= Fajer Rabia Pasha =

Pakistani academic administrators

Fajer Rabia Pasha (born 1984) is the executive director of Pakistan Alliance for Girls Education She is a social entrepreneur, activist, global leader, and influencer fighting for education rights for girls in Pakistan.

== Early life ==

Pasha was born in Pakistan in 1984. From the age of 15 she engaged in her mother's charity in Pakistan and helped women entrepreneurs from rural areas connect with global market. She developed a network of support to help these women to showcase their products. She then moved to the United Kingdom with her family in 2000. She registered Inspired Sisters, a social enterprise, at age of 18 in 2003 in Manchester when she identified the need to provide women-only facilities for women from ethnic minority backgrounds.

== Career ==
Fajer set up and lead various initiatives to help women and marginalized communities out of poverty.
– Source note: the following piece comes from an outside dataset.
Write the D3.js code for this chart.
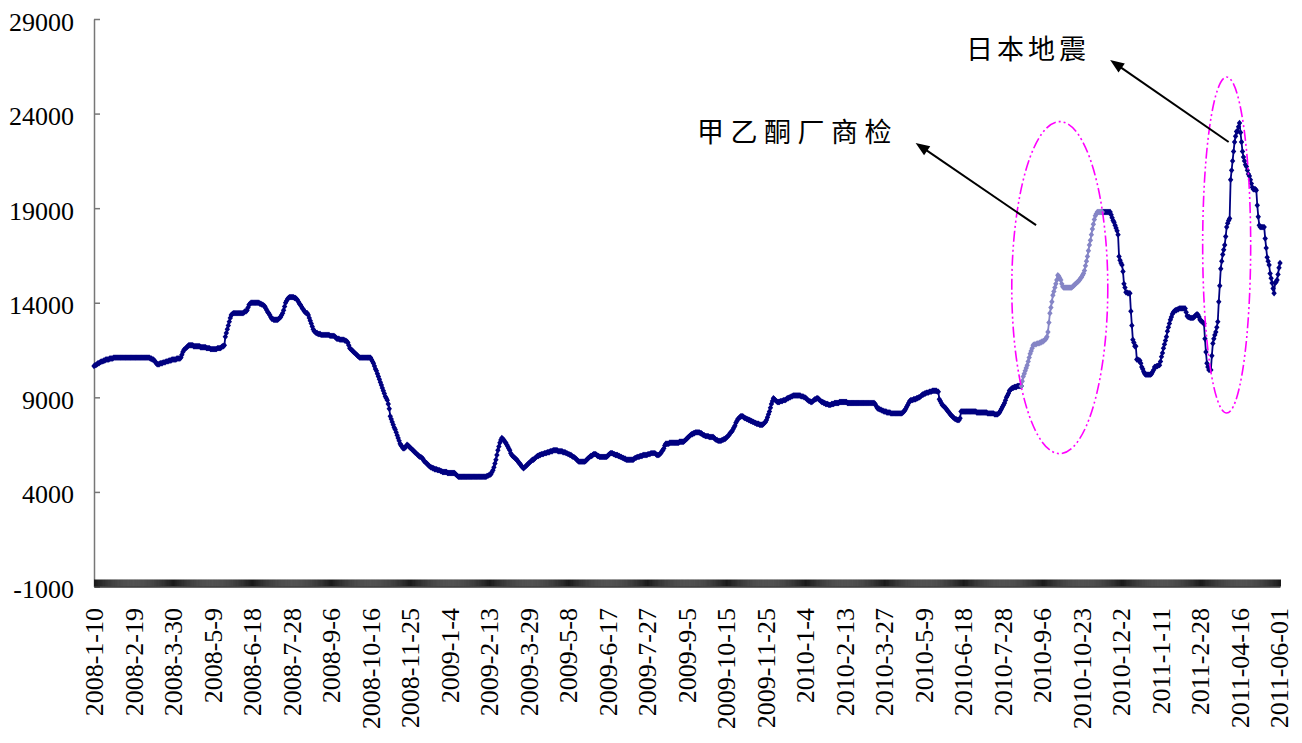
<!DOCTYPE html>
<html>
<head>
<meta charset="utf-8">
<script src="https://cdn.jsdelivr.net/npm/d3@7"></script>
<style>
  html, body { margin: 0; padding: 0; background: #fff; }
  svg { display: block; }
</style>
</head>
<body>
<svg id="chart" width="1302" height="743"></svg>
<script>
// Category axis labels: one every 40 daily observations
const tickLabels = [
  "2008-1-10", "2008-2-19", "2008-3-30", "2008-5-9", "2008-6-18", "2008-7-28",
  "2008-9-6", "2008-10-16", "2008-11-25", "2009-1-4", "2009-2-13", "2009-3-29",
  "2009-5-8", "2009-6-17", "2009-7-27", "2009-9-5", "2009-10-15", "2009-11-25",
  "2010-1-4", "2010-2-13", "2010-3-27", "2010-5-9", "2010-6-18", "2010-7-28",
  "2010-9-6", "2010-10-23", "2010-12-2", "2011-1-11", "2011-2-28", "2011-04-16",
  "2011-06-01"
];
const pointsPerLabel = 40;
const trailingPoints = 2;

// Daily price (yuan/ton), 40 values per label interval
const prices = [
  10650,10700,10700,10750,10800,10800,10850,10880,10900,10900,
  10950,10950,11000,11000,11000,11000,11050,11050,11050,11050,
  11100,11100,11100,11100,11100,11100,11100,11100,11100,11100,
  11100,11100,11100,11100,11100,11100,11100,11100,11100,11100,

  11100,11100,11100,11100,11100,11100,11100,11100,11100,11100,
  11100,11100,11100,11100,11100,11100,11100,11050,11050,11000,
  11000,10950,10900,10800,10750,10750,10750,10800,10800,10800,
  10850,10850,10850,10900,10900,10900,10950,10950,10950,11000,

  11000,11000,11000,11000,11050,11050,11050,11050,11100,11250,
  11400,11500,11550,11600,11650,11700,11750,11750,11750,11750,
  11750,11700,11700,11700,11700,11700,11700,11700,11650,11650,
  11650,11650,11650,11650,11600,11600,11600,11600,11550,11550,

  11550,11550,11550,11550,11550,11600,11600,11600,11600,11650,
  11700,11700,11750,12200,12400,12600,12800,13000,13200,13350,
  13400,13450,13450,13450,13450,13450,13450,13450,13450,13450,
  13450,13450,13500,13550,13550,13600,13750,13900,13950,14000,

  14000,14000,14000,14000,14000,14000,14000,14000,13950,13950,
  13900,13900,13850,13800,13700,13600,13500,13450,13350,13250,
  13150,13150,13100,13100,13100,13100,13100,13150,13200,13250,
  13350,13450,13600,13800,14000,14100,14200,14250,14300,14300,

  14300,14300,14300,14250,14250,14200,14150,14050,13950,13900,
  13800,13700,13650,13550,13500,13450,13450,13350,13200,13050,
  12900,12750,12600,12500,12450,12400,12400,12350,12350,12350,
  12300,12300,12300,12300,12300,12300,12300,12300,12300,12250,

  12250,12250,12250,12250,12200,12150,12100,12100,12100,12050,
  12050,12050,12050,12050,12000,12000,11950,11900,11750,11600,
  11550,11500,11450,11400,11350,11300,11250,11200,11150,11100,
  11100,11100,11100,11100,11100,11100,11100,11100,11100,11100,

  11100,11000,10900,10800,10650,10500,10400,10250,10100,9950,
  9800,9650,9500,9350,9200,9050,8950,8850,8650,8400,
  8000,7850,7700,7550,7400,7300,7150,7000,6850,6700,
  6550,6450,6400,6300,6300,6350,6400,6500,6450,6400,

  6350,6300,6250,6200,6150,6100,6050,6000,5950,5900,
  5850,5850,5800,5750,5650,5600,5550,5500,5450,5400,
  5350,5300,5300,5250,5250,5200,5200,5200,5150,5150,
  5150,5100,5100,5050,5050,5050,5050,5050,5000,5000,

  5000,5000,5000,5000,5000,5000,4950,4900,4850,4800,
  4800,4800,4800,4800,4800,4800,4800,4800,4800,4800,
  4800,4800,4800,4800,4800,4800,4800,4800,4800,4800,
  4800,4800,4800,4800,4800,4800,4800,4800,4850,4850,

  4900,4900,4950,5050,5150,5300,5500,5700,5950,6200,
  6400,6600,6750,6850,6800,6750,6650,6600,6500,6400,
  6300,6200,6050,5950,5900,5850,5800,5750,5700,5650,
  5550,5500,5450,5350,5300,5250,5300,5350,5400,5450,

  5500,5550,5600,5650,5700,5700,5750,5800,5850,5900,
  5900,5950,5950,6000,6000,6000,6050,6050,6050,6100,
  6100,6100,6150,6150,6150,6200,6200,6200,6200,6200,
  6150,6150,6150,6150,6150,6100,6100,6100,6050,6050,

  6000,6000,5950,5950,5900,5850,5850,5800,5750,5700,
  5650,5600,5600,5600,5600,5600,5600,5600,5650,5700,
  5750,5800,5850,5900,5900,5950,6000,6000,6000,5950,
  5900,5900,5850,5850,5850,5850,5850,5850,5850,5850,

  5900,5950,6000,6050,6050,6050,6000,6000,5950,5950,
  5950,5900,5900,5850,5850,5800,5800,5750,5750,5700,
  5700,5700,5700,5700,5700,5700,5700,5750,5800,5800,
  5850,5850,5850,5900,5900,5900,5950,5950,5950,5950,

  5950,6000,6000,6000,6050,6050,6050,6050,6050,6000,
  5950,5950,5950,6000,6050,6150,6200,6300,6450,6550,
  6550,6550,6550,6600,6600,6600,6600,6600,6600,6600,
  6600,6600,6600,6650,6650,6650,6650,6650,6700,6750,

  6800,6850,6900,6950,7000,7050,7050,7100,7100,7150,
  7150,7150,7150,7150,7100,7100,7050,7000,7000,6950,
  6950,6950,6950,6900,6900,6900,6900,6900,6850,6800,
  6750,6750,6700,6700,6700,6700,6750,6750,6800,6800,

  6850,6900,6950,7000,7100,7150,7200,7300,7400,7500,
  7650,7750,7850,7900,7950,8000,8000,8000,7950,7900,
  7900,7850,7850,7800,7800,7750,7750,7700,7700,7650,
  7650,7600,7600,7600,7550,7550,7550,7550,7600,7650,

  7700,7800,7950,8100,8250,8450,8650,8800,8950,8900,
  8850,8800,8750,8750,8750,8800,8800,8800,8850,8850,
  8850,8900,8950,8950,9000,9000,9050,9050,9100,9100,
  9100,9100,9100,9100,9100,9100,9050,9050,9050,9000,

  9000,8950,8900,8850,8800,8800,8750,8750,8800,8850,
  8900,8900,8950,8950,8900,8850,8800,8750,8750,8700,
  8700,8650,8650,8650,8600,8600,8600,8650,8650,8650,
  8700,8700,8700,8700,8700,8750,8750,8750,8750,8750,

  8750,8750,8750,8700,8700,8700,8700,8700,8700,8700,
  8700,8700,8700,8700,8700,8700,8700,8700,8700,8700,
  8700,8700,8700,8700,8700,8700,8700,8700,8700,8700,
  8700,8650,8550,8450,8400,8400,8350,8350,8300,8300,

  8250,8250,8250,8200,8200,8200,8200,8150,8150,8150,
  8150,8150,8150,8150,8150,8150,8150,8150,8150,8200,
  8250,8300,8400,8500,8600,8700,8800,8850,8850,8850,
  8900,8900,8900,8950,8950,9000,9000,9050,9100,9150,

  9150,9200,9200,9250,9250,9250,9300,9300,9300,9350,
  9350,9350,9350,9350,9300,9300,8900,8800,8700,8600,
  8550,8500,8450,8400,8300,8250,8200,8100,8050,8000,
  7950,7900,7850,7850,7800,7800,7800,7900,8250,8250,

  8250,8250,8250,8250,8250,8250,8250,8250,8250,8250,
  8250,8250,8250,8250,8200,8200,8200,8200,8200,8200,
  8200,8200,8200,8200,8200,8150,8150,8150,8150,8150,
  8150,8150,8100,8100,8100,8100,8150,8200,8300,8400,

  8500,8600,8700,8850,9000,9100,9200,9350,9400,9450,
  9500,9500,9550,9550,9550,9600,9600,9600,9600,9600,
  9850,10100,10250,10400,10550,10700,10900,11100,11300,11450,
  11600,11750,11800,11800,11800,11850,11850,11850,11900,11900,

  11950,11950,12000,12050,12100,12200,12450,12950,13450,13750,
  14050,14400,14600,14800,15000,15200,15450,15400,15300,15200,
  15000,14850,14800,14800,14800,14800,14800,14800,14800,14800,
  14800,14850,14900,14950,15000,15050,15100,15150,15200,15300,

  15350,15450,15550,15700,15950,16200,16450,16750,17050,17300,
  17600,17900,18150,18400,18600,18700,18800,18800,18800,18800,
  18800,18800,18800,18800,18800,18800,18800,18800,18800,18800,
  18650,18500,18350,18250,18100,17950,17800,17600,16450,16250,

  16100,16000,15650,15000,14800,14550,14550,14500,14500,14500,
  13550,12800,12050,11900,11700,11700,11000,11000,10950,10950,
  10800,10600,10500,10350,10250,10200,10200,10200,10200,10200,
  10200,10250,10350,10450,10600,10600,10650,10650,10700,10700,

  10900,11150,11350,11600,11800,12000,12200,12500,12700,12900,
  13100,13250,13400,13500,13550,13600,13600,13650,13650,13700,
  13700,13700,13700,13700,13700,13700,13500,13300,13250,13250,
  13200,13200,13200,13200,13250,13300,13350,13400,13350,13250,

  13100,13050,13000,12950,12900,12100,11400,10800,10600,10450,
  10450,10450,11200,11850,12100,12300,12450,12700,13000,14050,
  14900,15800,16200,16550,16800,17050,17500,18000,18200,18350,
  18450,20500,21000,21500,22000,22500,22800,23050,23050,23300,

  23500,23000,22500,22000,21700,21500,21300,21200,21000,20800,
  20700,20500,20300,20100,20000,20000,20000,19950,19150,18550,
  18100,18000,18000,18000,18000,18000,17400,16900,16400,16200,
  16000,15550,15300,15050,14750,14500,15050,15100,15200,15500,

  15850,16100
];

// Period drawn in the lighter colour
const highlightFrom = "2010-8-16";
const highlightTo = "2010-11-13";

const yTicks = [-1000, 4000, 9000, 14000, 19000, 24000, 29000];

// Callouts: ellipse centres and arrow ends in data terms
const callouts = [
  { label: "甲乙酮厂商检", ellipse: { date: "2010-9-24", value: 14800 },
    arrowFrom: { date: "2010-8-31", value: 18100 }, arrowTo: { date: "2010-4-28", value: 22450 } },
  { label: "日本地震", ellipse: { date: "2011-3-27", value: 17050 },
    arrowFrom: { date: "2011-3-29", value: 22500 }, arrowTo: { date: "2010-11-21", value: 26830 } }
];

// ---- build the daily category list from the label dates ----
const categories = [];
tickLabels.forEach((lab, k) => {
  const [yy, mm, dd] = lab.split("-").map(Number);
  const n = k < tickLabels.length - 1 ? pointsPerLabel : trailingPoints;
  for (let j = 0; j < n; j++) {
    const dt = new Date(Date.UTC(yy, mm - 1, dd + j));
    categories.push(`${dt.getUTCFullYear()}-${dt.getUTCMonth() + 1}-${dt.getUTCDate()}`);
  }
});
const labelCats = tickLabels.map((_, k) => categories[k * pointsPerLabel]);

const svg = d3.select("#chart");
const axisFont = "'Liberation Serif', 'Times New Roman', serif";

const x = d3.scalePoint().domain(categories).range([94, 1280]);
const y = d3.scaleLinear().domain([-1000, 29000]).range([586.5, 19]);

// ---- y axis ----
const gy = svg.append("g")
  .attr("transform", `translate(${x.range()[0]},0)`)
  .call(d3.axisLeft(y).tickValues(yTicks).tickSize(-6).tickSizeOuter(0)
    .tickPadding(20).tickFormat(d => String(d)));
gy.select(".domain").attr("stroke", "#777").attr("stroke-width", 1.5);
gy.selectAll(".tick line").attr("stroke", "#777").attr("stroke-width", 1.5);
gy.selectAll(".tick text")
  .attr("dy", 11)
  .attr("fill", "#000")
  .style("font-family", axisFont)
  .style("font-size", "26px");

// ---- x axis: one tick per day ----
const gx = svg.append("g")
  .attr("transform", `translate(0,${y(-1000)})`)
  .call(d3.axisBottom(x).tickSize(-7).tickSizeOuter(0).tickFormat(""));
gx.select(".domain").attr("stroke", "#333").attr("stroke-width", 1.5);
gx.selectAll(".tick line").attr("stroke", "#1a1a1a").attr("stroke-width", 1);

// ---- x labels ----
const gl = svg.append("g")
  .attr("transform", `translate(0,${y(-1000)})`)
  .call(d3.axisBottom(x).tickValues(labelCats).tickSize(0)
    .tickFormat((d, i) => tickLabels[i]));
gl.select(".domain").remove();
gl.selectAll(".tick text")
  .attr("transform", "rotate(-90)")
  .attr("x", -21.5)
  .attr("y", 0)
  .attr("dy", "0.34em")
  .attr("fill", "#000")
  .style("text-anchor", "end")
  .style("font-family", axisFont)
  .style("font-size", "26px");

// ---- price series ----
const hs = categories.indexOf(highlightFrom);
const he = categories.indexOf(highlightTo);
const series = [
  { color: "#000080", inRange: i => i <= hs || i >= he },
  { color: "#8585c6", inRange: i => i >= hs && i <= he }
];
const diamond = "M0,-3.2L2.7,0L0,3.2L-2.7,0Z";

series.forEach(s => {
  const line = d3.line()
    .defined((d, i) => s.inRange(i))
    .x((d, i) => x(categories[i]))
    .y(d => y(d));
  svg.append("path")
    .datum(prices)
    .attr("d", line)
    .attr("fill", "none")
    .attr("stroke", s.color)
    .attr("stroke-width", 1.8)
    .attr("stroke-linejoin", "round");
  svg.append("g")
    .selectAll("path")
    .data(prices.map((v, i) => ({ v, i })).filter(p => s.inRange(p.i)))
    .join("path")
    .attr("d", diamond)
    .attr("transform", p => `translate(${x(categories[p.i])},${y(p.v)})`)
    .attr("fill", s.color);
});

// ---- callouts ----
const ellipseRadii = [{ rx: 48, ry: 166 }, { rx: 24, ry: 168 }];
const labelPos = [{ x: 697, y: 142, spacing: 6.5 }, { x: 966, y: 59, spacing: 4 }];

callouts.forEach((c, k) => {
  svg.append("ellipse")
    .attr("cx", x(c.ellipse.date))
    .attr("cy", y(c.ellipse.value))
    .attr("rx", ellipseRadii[k].rx)
    .attr("ry", ellipseRadii[k].ry)
    .attr("fill", "none")
    .attr("stroke", "#ff00ff")
    .attr("stroke-width", 1.6)
    .attr("stroke-dasharray", "11,3,2,3,2,3");

  const x0 = x(c.arrowFrom.date), y0 = y(c.arrowFrom.value);
  const x1 = x(c.arrowTo.date), y1 = y(c.arrowTo.value);
  const len = Math.hypot(x1 - x0, y1 - y0);
  const ux = (x1 - x0) / len, uy = (y1 - y0) / len;
  const headLen = 14, headHalf = 5.5;
  const bx = x1 - ux * headLen, by = y1 - uy * headLen;
  svg.append("line")
    .attr("x1", x0).attr("y1", y0)
    .attr("x2", bx + ux * 2).attr("y2", by + uy * 2)
    .attr("stroke", "#000").attr("stroke-width", 2);
  svg.append("path")
    .attr("d", `M${x1},${y1}L${bx - uy * headHalf},${by + ux * headHalf}L${bx + uy * headHalf},${by - ux * headHalf}Z`)
    .attr("fill", "#000");

  svg.append("text")
    .attr("x", labelPos[k].x)
    .attr("y", labelPos[k].y)
    .attr("fill", "#000")
    .style("font-family", "'Noto Sans CJK SC', sans-serif")
    .style("font-size", "27px")
    .style("letter-spacing", labelPos[k].spacing + "px")
    .text(c.label);
});
</script>
</body>
</html>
Fajer actively served on various charity boards in England and remained engaged at policy level work representing the Civil Society and BAME. After Fajer moved back to Pakistan in 2013, she joined Pakistan Alliance for Girls Education as the Executive Director.

== Recognition ==
Fajer's commitment to bring social change through education. Her work for entrepreneurship and social justice has been recognised at many forums including the 2019 Coat of Arms for services to communities in UK & Pakistan. For her Inspired Sisters initiative, she received the award as young Inspiring Women by Lord Mayor of Manchester 2019 Leadership Fellow – Society of Leaders, St George’s House Windsor Castle 2018. She also received the 2012 APPS UK Charity Award 2011.